Basically, fastpacking is a distance-oriented, lightweight form of backpacking. The whole idea is to cover more territory, see more sights, and do it in less time without the weight of the average backpacker — it's the perfect solution for those who want to get away from it all in an increasingly hectic world.

The biggest proponents of fastpacking are tennis-shoe-clad trail runners, ultra-marathoners, and cross-country skiers — people who are used to covering a lot of distance.

Regular Joes who aren't wild about camping like fastpacking because it allows them to get far away from it all, and they only have to sleep outside for one or two nights.
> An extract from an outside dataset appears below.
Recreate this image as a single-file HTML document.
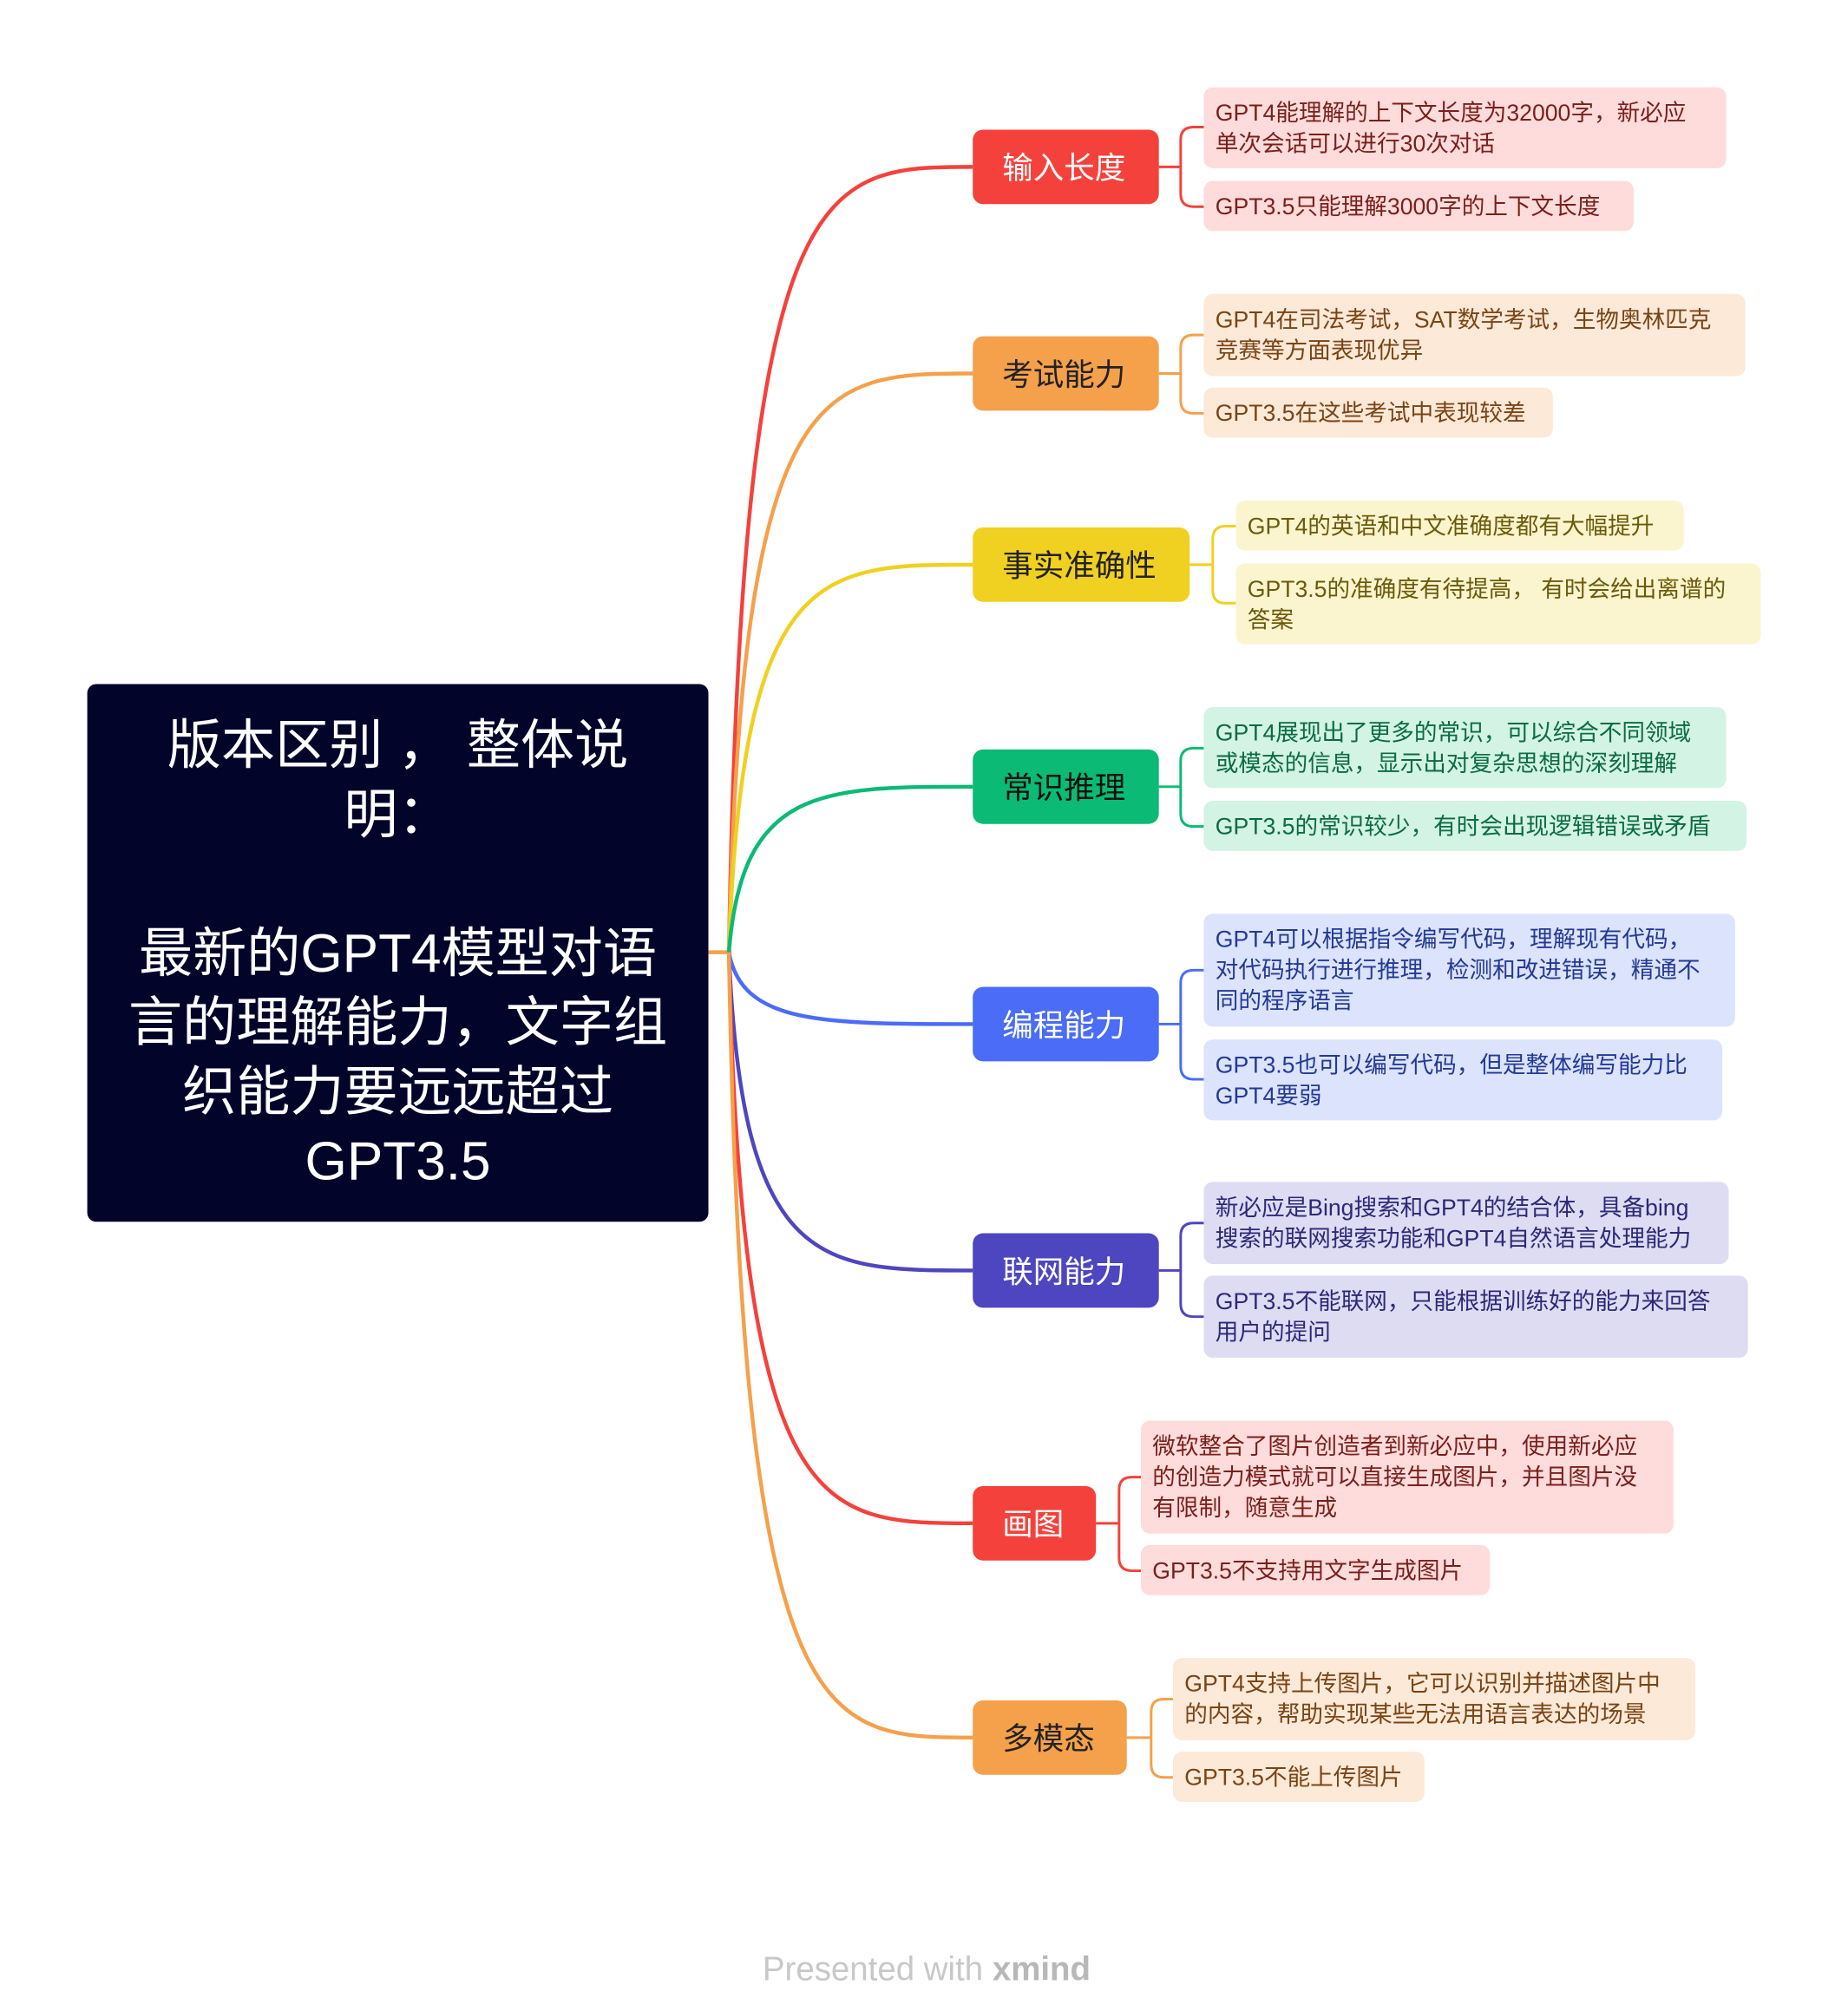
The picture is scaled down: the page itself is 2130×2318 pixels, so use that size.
<!DOCTYPE html>
<html><head><meta charset="utf-8"><style>
html,body{margin:0;padding:0;background:#fff;}
svg{display:block;}
text{font-family:"Liberation Sans","Noto Sans CJK SC",sans-serif;}
</style></head><body>
<svg width="2130" height="2318" viewBox="0 0 1440 1567" xmlns="http://www.w3.org/2000/svg">
<rect width="1440" height="1567" fill="#fff"/>
<!-- main connectors -->
<g fill="none" stroke-width="3">
<line x1="552" y1="742" x2="570" y2="742" stroke="#f5a04b"/>
<path d="M568,742 C578,130 640,130 758,130" stroke="#f5413b"/>
<path d="M568,742 C578,291 640,291 758,291" stroke="#f5a04b"/>
<path d="M568,742 C578,440 640,440 758,440" stroke="#f0d020"/>
<path d="M568,742 C578,613 640,613 758,613" stroke="#0bba74"/>
<path d="M568,742 C578,798 640,798 758,798" stroke="#4a6cf7"/>
<path d="M568,742 C578,990 640,990 758,990" stroke="#4e46c0"/>
<path d="M568,742 C578,1187 640,1187 758,1187" stroke="#f5413b"/>
<path d="M568,742 C578,1354 640,1354 758,1354" stroke="#f5a04b"/>
</g>
<!-- leaf connectors -->
<g fill="none" stroke-width="2">
<path d="M903,130 H920 M938,99 H930 Q920,99 920,109 V151 Q920,161 930,161 H938" stroke="#f5413b"/>
<path d="M903,291 H920 M938,261 H930 Q920,261 920,271 V312 Q920,322 930,322 H938" stroke="#f5a04b"/>
<path d="M927,440 H945 M963,410 H955 Q945,410 945,420 V460 Q945,470 955,470 H963" stroke="#f0d020"/>
<path d="M903,613 H920 M938,583 H930 Q920,583 920,593 V634 Q920,644 930,644 H938" stroke="#0bba74"/>
<path d="M903,798 H920 M938,756 H930 Q920,756 920,766 V831 Q920,841 930,841 H938" stroke="#4a6cf7"/>
<path d="M903,990 H920 M938,953 H930 Q920,953 920,963 V1016 Q920,1026 930,1026 H938" stroke="#4e46c0"/>
<path d="M854,1187 H872 M889,1151 H882 Q872,1151 872,1161 V1214 Q872,1224 882,1224 H889" stroke="#f5413b"/>
<path d="M878,1354 H897 M914,1324 H907 Q897,1324 897,1334 V1375 Q897,1385 907,1385 H914" stroke="#f5a04b"/>
</g>
<!-- root -->
<rect x="68" y="533" width="484" height="419" rx="7" fill="#02042a"/>
<g fill="#fff" font-size="42" text-anchor="middle">
<text x="310" y="595">版本区别 ， 整体说</text>
<text x="310" y="649">明：</text>
<text x="310" y="757">最新的GPT4模型对语</text>
<text x="310" y="811">言的理解能力，文字组</text>
<text x="310" y="865">织能力要远远超过</text>
<text x="310" y="919">GPT3.5</text>
</g>
<!-- branches -->
<g font-size="24">
<rect x="758" y="101" width="145" height="58" rx="8" fill="#f5413b"/><text x="781" y="139" fill="#fff">输入长度</text>
<rect x="758" y="262" width="145" height="58" rx="8" fill="#f5a04b"/><text x="781" y="300" fill="#222">考试能力</text>
<rect x="758" y="411" width="169" height="58" rx="8" fill="#f0d020"/><text x="781" y="449" fill="#222">事实准确性</text>
<rect x="758" y="584" width="145" height="58" rx="8" fill="#0bba74"/><text x="781" y="622" fill="#111">常识推理</text>
<rect x="758" y="769" width="145" height="58" rx="8" fill="#4a6cf7"/><text x="781" y="807" fill="#fff">编程能力</text>
<rect x="758" y="961" width="145" height="58" rx="8" fill="#4e46c0"/><text x="781" y="999" fill="#fff">联网能力</text>
<rect x="758" y="1158" width="96" height="58" rx="8" fill="#f5413b"/><text x="781" y="1196" fill="#fff">画图</text>
<rect x="758" y="1325" width="120" height="58" rx="8" fill="#f5a04b"/><text x="781" y="1363" fill="#222">多模态</text>
</g>
<!-- leaves -->
<g font-size="18">
<rect x="938" y="68" width="407" height="63" rx="7" fill="#fddcdb"/>
<text x="947" y="94" fill="#7a1f1a">GPT4能理解的上下文长度为32000字，新必应</text>
<text x="947" y="118" fill="#7a1f1a">单次会话可以进行30次对话</text>
<rect x="938" y="141" width="335" height="39" rx="7" fill="#fddcdb"/>
<text x="947" y="167" fill="#7a1f1a">GPT3.5只能理解3000字的上下文长度</text>

<rect x="938" y="229" width="422" height="64" rx="7" fill="#fde9d8"/>
<text x="947" y="255" fill="#7a4414">GPT4在司法考试，SAT数学考试，生物奥林匹克</text>
<text x="947" y="279" fill="#7a4414">竞赛等方面表现优异</text>
<rect x="938" y="302" width="272" height="39" rx="7" fill="#fde9d8"/>
<text x="947" y="328" fill="#7a4414">GPT3.5在这些考试中表现较差</text>

<rect x="963" y="390" width="349" height="39" rx="7" fill="#fbf5cf"/>
<text x="972" y="416" fill="#6b5a0a">GPT4的英语和中文准确度都有大幅提升</text>
<rect x="963" y="439" width="409" height="63" rx="7" fill="#fbf5cf"/>
<text x="972" y="465" fill="#6b5a0a">GPT3.5的准确度有待提高， 有时会给出离谱的</text>
<text x="972" y="489" fill="#6b5a0a">答案</text>

<rect x="938" y="551" width="407" height="63" rx="7" fill="#d3f3e4"/>
<text x="947" y="577" fill="#0a6b44">GPT4展现出了更多的常识，可以综合不同领域</text>
<text x="947" y="601" fill="#0a6b44">或模态的信息，显示出对复杂思想的深刻理解</text>
<rect x="938" y="624" width="423" height="39" rx="7" fill="#d3f3e4"/>
<text x="947" y="650" fill="#0a6b44">GPT3.5的常识较少，有时会出现逻辑错误或矛盾</text>

<rect x="938" y="712" width="414" height="88" rx="7" fill="#dbe3fd"/>
<text x="947" y="738" fill="#233a94">GPT4可以根据指令编写代码，理解现有代码，</text>
<text x="947" y="762" fill="#233a94">对代码执行进行推理，检测和改进错误，精通不</text>
<text x="947" y="786" fill="#233a94">同的程序语言</text>
<rect x="938" y="810" width="404" height="63" rx="7" fill="#dbe3fd"/>
<text x="947" y="836" fill="#233a94">GPT3.5也可以编写代码，但是整体编写能力比</text>
<text x="947" y="860" fill="#233a94">GPT4要弱</text>

<rect x="938" y="921" width="409" height="64" rx="7" fill="#dddcf2"/>
<text x="947" y="947" fill="#2d2878">新必应是Bing搜索和GPT4的结合体，具备bing</text>
<text x="947" y="971" fill="#2d2878">搜索的联网搜索功能和GPT4自然语言处理能力</text>
<rect x="938" y="994" width="424" height="64" rx="7" fill="#dddcf2"/>
<text x="947" y="1020" fill="#2d2878">GPT3.5不能联网，只能根据训练好的能力来回答</text>
<text x="947" y="1044" fill="#2d2878">用户的提问</text>

<rect x="889" y="1107" width="415" height="88" rx="7" fill="#fddcdb"/>
<text x="898" y="1133" fill="#7a1f1a">微软整合了图片创造者到新必应中，使用新必应</text>
<text x="898" y="1157" fill="#7a1f1a">的创造力模式就可以直接生成图片，并且图片没</text>
<text x="898" y="1181" fill="#7a1f1a">有限制，随意生成</text>
<rect x="889" y="1204" width="272" height="39" rx="7" fill="#fddcdb"/>
<text x="898" y="1230" fill="#7a1f1a">GPT3.5不支持用文字生成图片</text>

<rect x="914" y="1292" width="407" height="64" rx="7" fill="#fde9d8"/>
<text x="923" y="1318" fill="#7a4414">GPT4支持上传图片，它可以识别并描述图片中</text>
<text x="923" y="1342" fill="#7a4414">的内容，帮助实现某些无法用语言表达的场景</text>
<rect x="914" y="1365" width="196" height="39" rx="7" fill="#fde9d8"/>
<text x="923" y="1391" fill="#7a4414">GPT3.5不能上传图片</text>
</g>
<text x="722" y="1543" font-size="26" fill="#c8c8c8" text-anchor="middle">Presented with <tspan font-weight="bold" fill="#b8b8b8">xmind</tspan></text>
</svg>
</body></html>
Logistically a backpacker may carry 25 to 30 percent of her bodyweight and cover 10 to 15 miles per day, whereas a fastpacker will carry 10 to 15 percent of her bodyweight and cover 20 to 50 miles in a day.

There are no hard-and-fast rules of fastpacking, but the term was coined back in 1987 by an Idaho-based backpack-design company whose designers saw an increasing need for a pack that would work for ultrarunners aiming to cover a lot of ground in a little time.

A few of the more notable fastpacking feats include the Utah's 130-mile Uinta Range, hiked in three days; the 100-mile Wind River Range in Wyoming, hiked in two days; and the John Muir trail in the Sierra Nevada, fastpacked in four and a half days.

As modern and efficient as it sounds, there are disadvantages to fastpacking. The first is that you may get caught in some serious weather without being fully prepared. For example, most fastpackers wear tennis shoes — one bad twist could put an end to your efficient 75-mile fastpacking weekend.

The other downside, some argue, is the whole point of backpacking is to be able to take your time and embrace the sights around you, no matter how long it takes.